------ Collected data ------
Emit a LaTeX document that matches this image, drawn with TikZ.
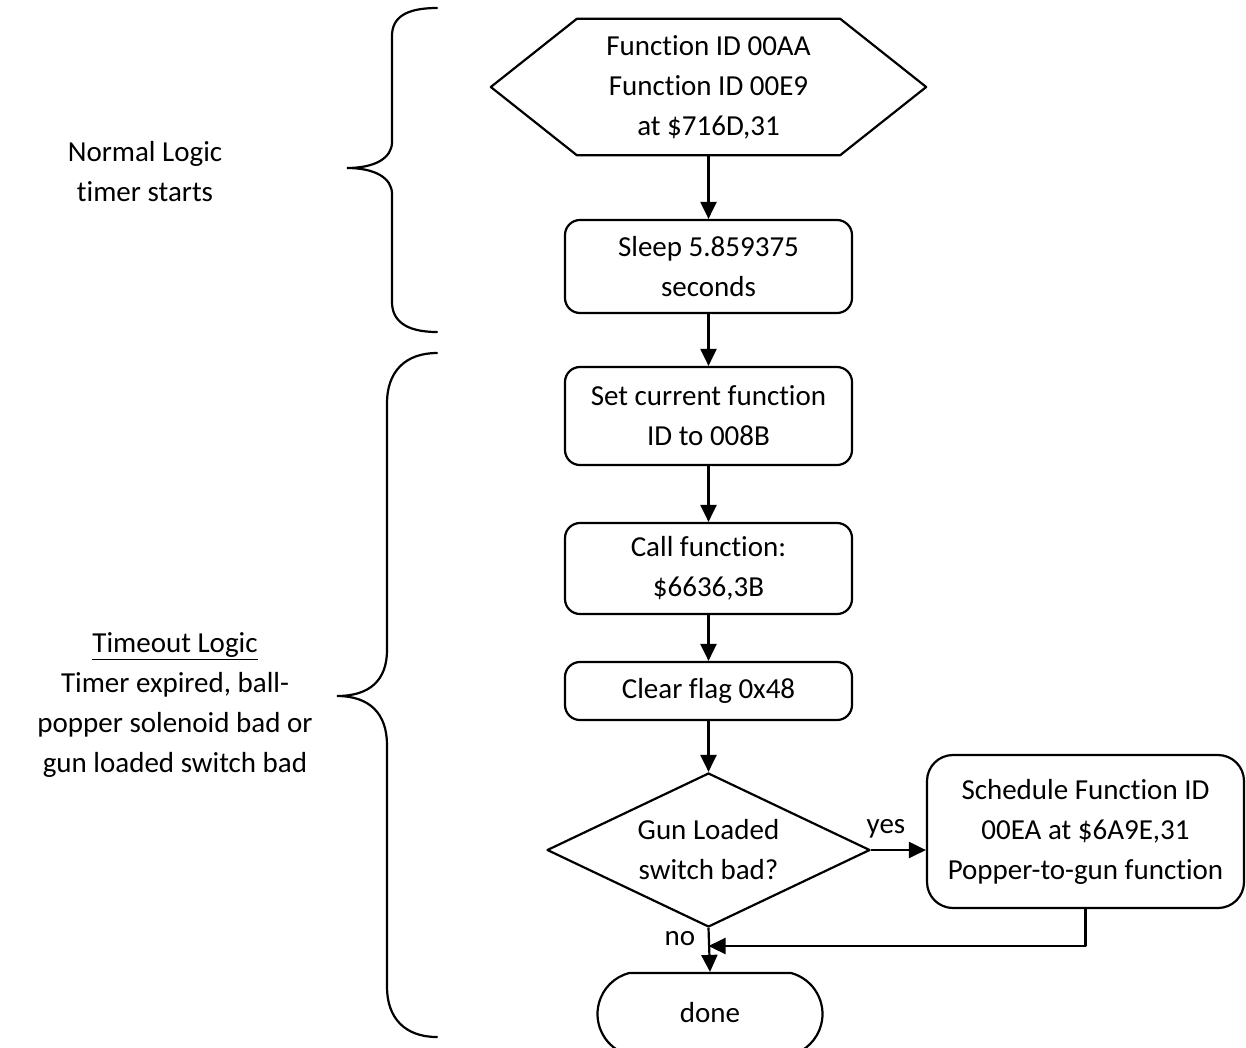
\documentclass[tikz,border=0pt]{standalone}
\usepackage{fontspec}
\setmainfont{Carlito}[Ligatures=NoCommon]
\usetikzlibrary{arrows.meta,shapes.geometric,shapes.misc}
\begin{document}
\begin{tikzpicture}[x=1pt,y=-1pt,
  every node/.style={font=\fontsize{29}{40}\selectfont, align=center, inner sep=0pt},
  line/.style={line width=2.2pt, line join=round},
  flow/.style={line, -{Triangle[length=17pt,width=16pt]}},
  procbox/.style={line, draw, rectangle, rounded corners=15pt},
  decision/.style={line, draw, diamond, shape aspect=2.1},
  terminal/.style={line, draw, rounded rectangle, rounded rectangle arc length=150},
  bracepath/.style={line width=2.2pt, line cap=round}
]
\useasboundingbox (0,0) rectangle (1246,1047);

% entry hexagon
\node (hex) [minimum width=435pt, minimum height=136pt] at (708.5,87)
  {Function ID 00AA\\Function ID 00E9\\at \$716D,31};
\draw[line] (hex.west) -- ([xshift=86pt]hex.north west) -- ([xshift=-86pt]hex.north east)
  -- (hex.east) -- ([xshift=-86pt]hex.south east) -- ([xshift=86pt]hex.south west) -- cycle;

% process steps
\node (sleep) [procbox, minimum width=287pt, minimum height=93pt] at (708.5,266.5)
  {Sleep 5.859375\\seconds};
\node (setfn) [procbox, minimum width=287pt, minimum height=98pt] at (708.5,416)
  {Set current function\\ID to 008B};
\node (call) [procbox, minimum width=287pt, minimum height=91pt] at (708.5,568.5)
  {Call function:\\\$6636,3B};
\node (clear) [procbox, minimum width=287pt, minimum height=58pt] at (708.5,691)
  {Clear flag 0x48};
\node (test) [decision, minimum width=323pt, minimum height=154pt] at (708.5,850)
  {Gun Loaded\\switch bad?};
\node (sched) [procbox, rounded corners=26pt, minimum width=317pt, minimum height=153pt] at (1085.5,831.5)
  {Schedule Function ID\\00EA at \$6A9E,31\\Popper-to-gun function};
\node (done) [terminal, minimum width=225pt, minimum height=82pt] at (710,1014) {\raisebox{3pt}{done}};

\coordinate (merge) at (test.south |- 0,946);

% connectors
\draw[flow] (hex.south) -- (sleep.north);
\draw[flow] (sleep.south) -- (setfn.north);
\draw[flow] (setfn.south) -- (call.north);
\draw[flow] (call.south) -- (clear.north);
\draw[flow] (clear.south) -- (test.north);
\draw[flow] (test.east) -- (test.east -| sched.west);
\draw[flow] (test.south) -- (done.north);
\draw[flow] (sched.south) |- (merge);
\node (yes) at (886,829) {yes};
\node (no) at (680,939) {no};

% braces and their captions
\draw[bracepath] (437,8) .. controls (405,8) and (392,18) .. (392,36)
  -- (392,142) .. controls (392,158) and (375,168) .. (347,168)
  .. controls (375,168) and (392,178) .. (392,194)
  -- (392,302) .. controls (392,320) and (405,332) .. (437,332);
\node (normal) at (145,172) {Normal Logic\\timer starts};

\draw[bracepath] (437,353) .. controls (405,353) and (387,372) .. (387,403)
  -- (387,650) .. controls (387,680) and (370,696) .. (337,696)
  .. controls (370,696) and (387,714) .. (387,745)
  -- (387,987) .. controls (387,1018) and (405,1037) .. (437,1037);
\node (timeout) at (175,705)
  {\underline{Timeout Logic}\\Timer expired, ball-\\popper solenoid bad or\\gun loaded switch bad};
\end{tikzpicture}
\end{document}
------
Exercise brief =>
Give back the whole listing as it stands, minus its pictures.

Result of the exercise =>
Emit a LaTeX document that matches this image, drawn with TikZ.
\documentclass[tikz,border=0pt]{standalone}
\usepackage{fontspec}
\setmainfont{Carlito}[Ligatures=NoCommon]
\usetikzlibrary{arrows.meta,shapes.geometric,shapes.misc}
\begin{document}
\begin{tikzpicture}[x=1pt,y=-1pt,
  every node/.style={font=\fontsize{29}{40}\selectfont, align=center, inner sep=0pt},
  line/.style={line width=2.2pt, line join=round},
  flow/.style={line, -{Triangle[length=17pt,width=16pt]}},
  procbox/.style={line, draw, rectangle, rounded corners=15pt},
  decision/.style={line, draw, diamond, shape aspect=2.1},
  terminal/.style={line, draw, rounded rectangle, rounded rectangle arc length=150},
  bracepath/.style={line width=2.2pt, line cap=round}
]
\useasboundingbox (0,0) rectangle (1246,1047);

% entry hexagon
\node (hex) [minimum width=435pt, minimum height=136pt] at (708.5,87)
  {Function ID 00AA\\Function ID 00E9\\at \$716D,31};
\draw[line] (hex.west) -- ([xshift=86pt]hex.north west) -- ([xshift=-86pt]hex.north east)
  -- (hex.east) -- ([xshift=-86pt]hex.south east) -- ([xshift=86pt]hex.south west) -- cycle;

% process steps
\node (sleep) [procbox, minimum width=287pt, minimum height=93pt] at (708.5,266.5)
  {Sleep 5.859375\\seconds};
\node (setfn) [procbox, minimum width=287pt, minimum height=98pt] at (708.5,416)
  {Set current function\\ID to 008B};
\node (call) [procbox, minimum width=287pt, minimum height=91pt] at (708.5,568.5)
  {Call function:\\\$6636,3B};
\node (clear) [procbox, minimum width=287pt, minimum height=58pt] at (708.5,691)
  {Clear flag 0x48};
\node (test) [decision, minimum width=323pt, minimum height=154pt] at (708.5,850)
  {Gun Loaded\\switch bad?};
\node (sched) [procbox, rounded corners=26pt, minimum width=317pt, minimum height=153pt] at (1085.5,831.5)
  {Schedule Function ID\\00EA at \$6A9E,31\\Popper-to-gun function};
\node (done) [terminal, minimum width=225pt, minimum height=82pt] at (710,1014) {\raisebox{3pt}{done}};

\coordinate (merge) at (test.south |- 0,946);

% connectors
\draw[flow] (hex.south) -- (sleep.north);
\draw[flow] (sleep.south) -- (setfn.north);
\draw[flow] (setfn.south) -- (call.north);
\draw[flow] (call.south) -- (clear.north);
\draw[flow] (clear.south) -- (test.north);
\draw[flow] (test.east) -- (test.east -| sched.west);
\draw[flow] (test.south) -- (done.north);
\draw[flow] (sched.south) |- (merge);
\node (yes) at (886,829) {yes};
\node (no) at (680,939) {no};

% braces and their captions
\draw[bracepath] (437,8) .. controls (405,8) and (392,18) .. (392,36)
  -- (392,142) .. controls (392,158) and (375,168) .. (347,168)
  .. controls (375,168) and (392,178) .. (392,194)
  -- (392,302) .. controls (392,320) and (405,332) .. (437,332);
\node (normal) at (145,172) {Normal Logic\\timer starts};

\draw[bracepath] (437,353) .. controls (405,353) and (387,372) .. (387,403)
  -- (387,650) .. controls (387,680) and (370,696) .. (337,696)
  .. controls (370,696) and (387,714) .. (387,745)
  -- (387,987) .. controls (387,1018) and (405,1037) .. (437,1037);
\node (timeout) at (175,705)
  {\underline{Timeout Logic}\\Timer expired, ball-\\popper solenoid bad or\\gun loaded switch bad};
\end{tikzpicture}
\end{document}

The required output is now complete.